Editorial: USA/All Blacks Match Needs To Happen
by Ted Hardy
By now, most of you have heard that there is a proposed USA Eagles match against the New Zealand All Blacks on the table. If you haven’t heard about it by now… what rock have you been hiding under? Anyways, moving on. Rumors of the match have been swirling for some time. In the beginning it all sounded like some dream scenario.
The All Blacks? Coming to America?
Seriously, there have been rumors for years about the All Blacks wanting to come to America, but it has always involved them playing someone else. There was the proposed Bledisloe Cup match to be played in Denver a few years back then there was talk of New Zealand taking on an International All Star team like the Barbarians. In the past few months, it has turned to our very own USA Eagles taking them on.
Awesome right? You bet your butt it is awesome. You can credit the increased attendance at International rugby events in America for the All Blacks even considering coming here. Record numbers have turned out in the last few years to the USA 7s in Las Vegas, Italy then Ireland playing the Eagles in Houston, and the Maori All Blacks game against the Eagles in Philadelphia. Numbers have been off the charts. Now it is time to really test things.
Yes, there are a number of issues surrounding making this game official. Issues that need sorted out or we may miss a great opportunity. While many have taken issue with the timing of the game (November 1st) or the location (Chicago’s Soldier Field), the issue that may derail this game is the fact that overseas Eagles may not be released from their European clubs in order to play the match.
It appears as if the All Blacks will only play the game if it can be competitive, which means they want all of the top American players in Chicago on November 1st. Clubs in the Premiership face fines if they release players outside of the test window, which could mean that the English Premiership could undercut this game. Awesome… huh?
That means no Manoa, no Wyles, no Scully, or even Ngwenya and LaValla among a handful of other Eagles that play for Premiership or French clubs. Since it is outside of the test window, the IRB cannot force the clubs to release players.

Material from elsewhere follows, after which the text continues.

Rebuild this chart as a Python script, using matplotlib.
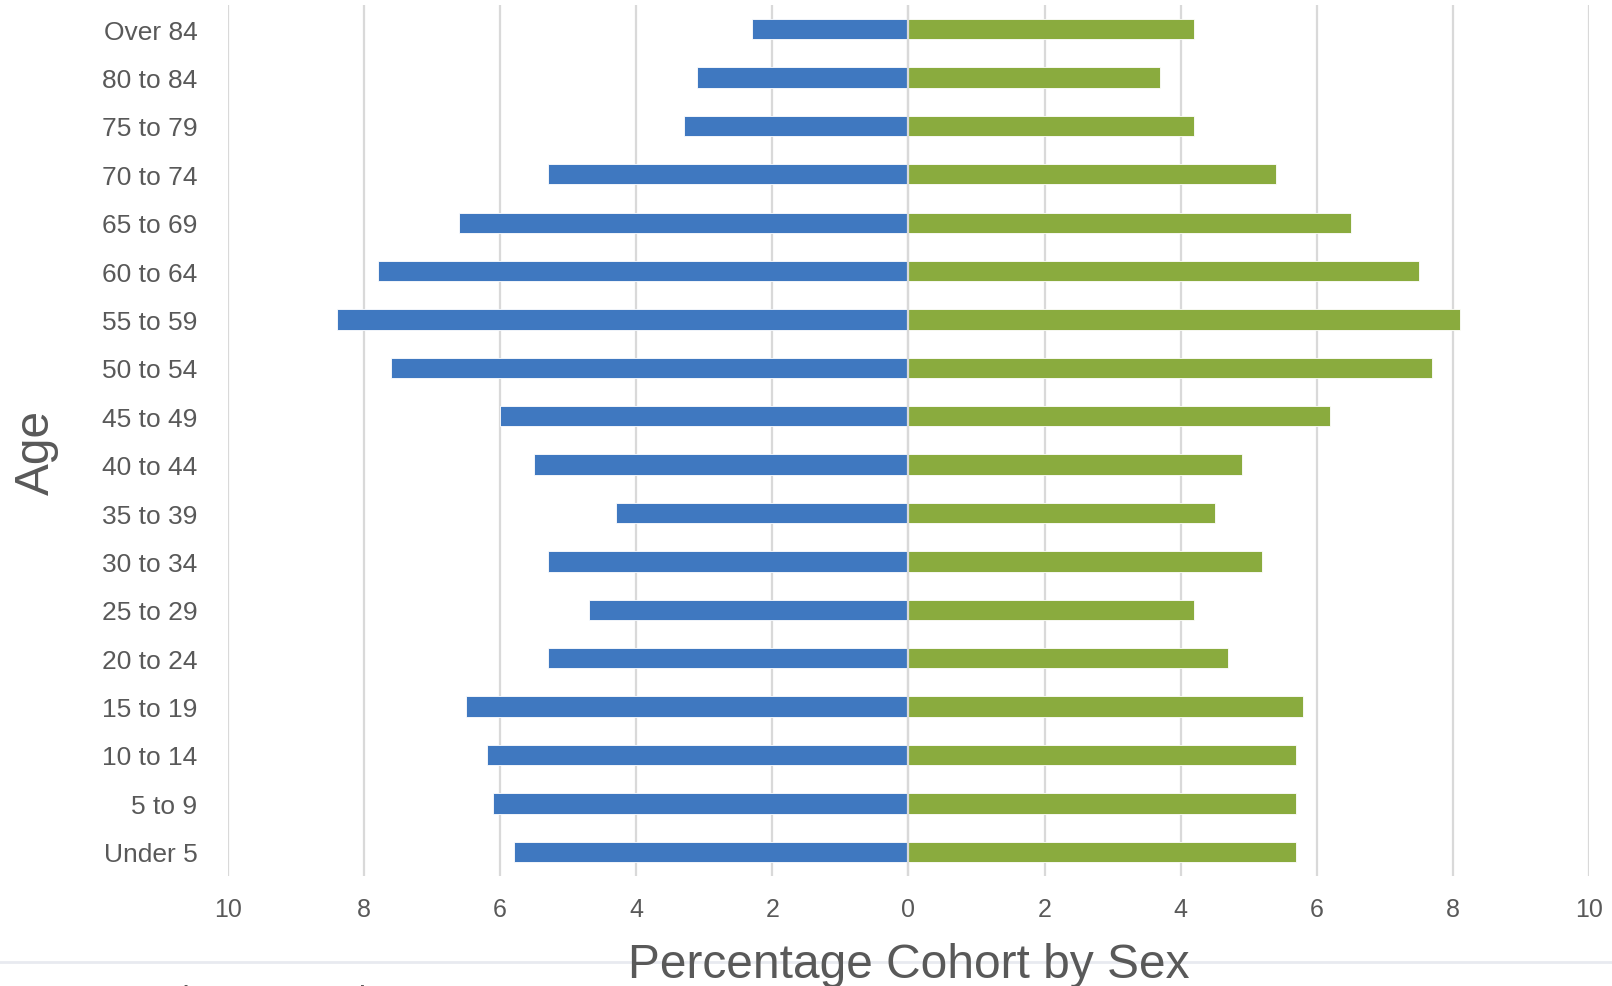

All speculation and black ops espionage stuff aside, it seems pretty petty if that were to happen. So much for the rugby ethos of brotherhood, right? A Tier 2 nation, like the USA, could see a massive swell of positive press and momentum if this game were to go off like gangbusters. If anyone happened to want to keep the USA at bay, this is a perfect opportunity to keep us in our place a little while longer.
Think about it a little bit. We’ve all heard the pro rugby rumors over the years. Whether they are bunk or not is a subject that has been beat to death. The one unifying factor is the lack of investors to launch a competition. There are some really great concepts out there, I have seen multiple detailed proposals myself, but without funding they are just words on paper. Slowly, but surely, there are some investors coming around, but there needs to be that X Factor to push them over the edge. Paid research has proven that the market is favorable and receptive to rugby, but these are business people. They want to know that they’ll get a return on their investments. Filling stadiums in Houston, Las Vegas, and Philadelphia have shown that there is a market for rugby. However, Houston and Philadelphia are smaller stadiums and Las Vegas is part of a three-day tournament/festival and not a real apples to apple comparison.
As much as it is a test match, the All Blacks/Eagles match in Chicago is a showcase for American rugby fans. Put 40,000 or more people in the NFL stadium and it opens a whole new set of eyes when it comes to where rugby stands in the American sports market. It also shows potential investors, both here and abroad, that rugby can be a money-maker in the USA.
Simply put, we need this game to happen regardless of location, date, or circumstances.
The solution? Talk the All Blacks into playing regardless. As much as I’d love to see our top Eagle side play the All Blacks, even our top side is likely to take a hiding from New Zealand. Do the All Blacks really want to miss out on the opportunity to show off in front of America over a handful of players? Nobody wants to see them drop 100 points on a under-strength USA side, but is that a risk we should be willing to take?
If anything, the All Blacks should agree to the game purely as a good old-fashioned rub against their Northern Hemisphere rivals. When it all comes down to it, this is a battle to see who gets to show off to the American sports public first. No doubt a game like this will garner national media attention and end up on national television. This is not only a great opportunity for American rugby, but for the All Blacks who desperately need to expand their audience.
Whether the game goes forward will likely be hotly debated in the comings weeks as negotiations continue. Keep your fingers crossed everyone. This one may get messy before it is settled. Whether the IRB steps in as a mediator to try to settle the dispute may say a lot about their intentions in regards to the American rugby market.
Doesn’t really matter, just as long as it gets settled. Then we can all start worrying about playing a test match in Chicago… in November.
Until then, let’s pray we even get to that stage.